A fluid-structure interaction analysis of design factor of subsurface irrigation PC dripper

A subsurface drip irrigation system delivers water and nutrients directly to the plant root zone; other conventional nozzles-type or sprinklers-type irrigation are not used, and water-saving can reach 42–78%. In order to achieve this impact effectively, the drip irrigation requires a constant water supply under variations in pressure, which is so-called pressure compensating (PC) performance. The pressure compensating feature can be obtained by physical interaction between water flow and deformable silicone rubber in the PC dripper.

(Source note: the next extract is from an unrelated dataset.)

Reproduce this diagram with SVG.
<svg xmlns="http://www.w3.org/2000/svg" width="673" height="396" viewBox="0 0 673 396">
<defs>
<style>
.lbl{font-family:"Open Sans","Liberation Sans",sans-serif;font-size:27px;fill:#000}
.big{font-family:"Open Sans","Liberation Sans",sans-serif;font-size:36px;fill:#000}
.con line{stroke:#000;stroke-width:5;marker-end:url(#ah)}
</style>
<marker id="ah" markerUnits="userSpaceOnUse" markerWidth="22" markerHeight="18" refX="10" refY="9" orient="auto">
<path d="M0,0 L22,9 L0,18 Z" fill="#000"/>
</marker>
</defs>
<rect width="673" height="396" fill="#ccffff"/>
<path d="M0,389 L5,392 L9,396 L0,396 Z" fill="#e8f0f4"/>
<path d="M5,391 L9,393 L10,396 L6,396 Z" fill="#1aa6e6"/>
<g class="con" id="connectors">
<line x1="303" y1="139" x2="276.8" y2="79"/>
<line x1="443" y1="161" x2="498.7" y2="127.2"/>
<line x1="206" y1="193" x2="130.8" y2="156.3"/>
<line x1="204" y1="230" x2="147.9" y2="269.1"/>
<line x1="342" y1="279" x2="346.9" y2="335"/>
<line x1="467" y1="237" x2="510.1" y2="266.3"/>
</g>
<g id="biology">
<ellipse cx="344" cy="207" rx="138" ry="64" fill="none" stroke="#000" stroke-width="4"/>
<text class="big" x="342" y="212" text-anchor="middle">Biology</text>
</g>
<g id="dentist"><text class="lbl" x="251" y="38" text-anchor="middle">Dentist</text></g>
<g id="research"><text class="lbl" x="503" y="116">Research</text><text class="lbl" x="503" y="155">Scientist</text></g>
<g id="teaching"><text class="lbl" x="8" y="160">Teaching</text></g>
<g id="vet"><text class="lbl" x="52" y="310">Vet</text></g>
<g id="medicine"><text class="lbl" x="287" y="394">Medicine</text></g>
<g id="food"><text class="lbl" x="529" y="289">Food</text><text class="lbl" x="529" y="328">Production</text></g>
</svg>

In addition, pressure condition to ensure uniform water flow as a tresholding point also should be well designed, but it is generally have relied on the empiricial optimization. Here, we applied computational fluid dynamics to investigate water flow features in terms of flow rate and pressure drop of a conventional PC dripper. To understand the quantitative effects of changes in design parameters, we explored the fluid-structure interaction scheme in the CFD analysis between water flow and silicone rubber deformation. In this study, it is found that the marginal space for the silicone rubber deformation determined the threshold pressure condition; the friction condition of the tortuous channel of the dripper controlled the flow rate. This parametric study gave the logical insight to design new drip emitter with well-controlled and improved performance.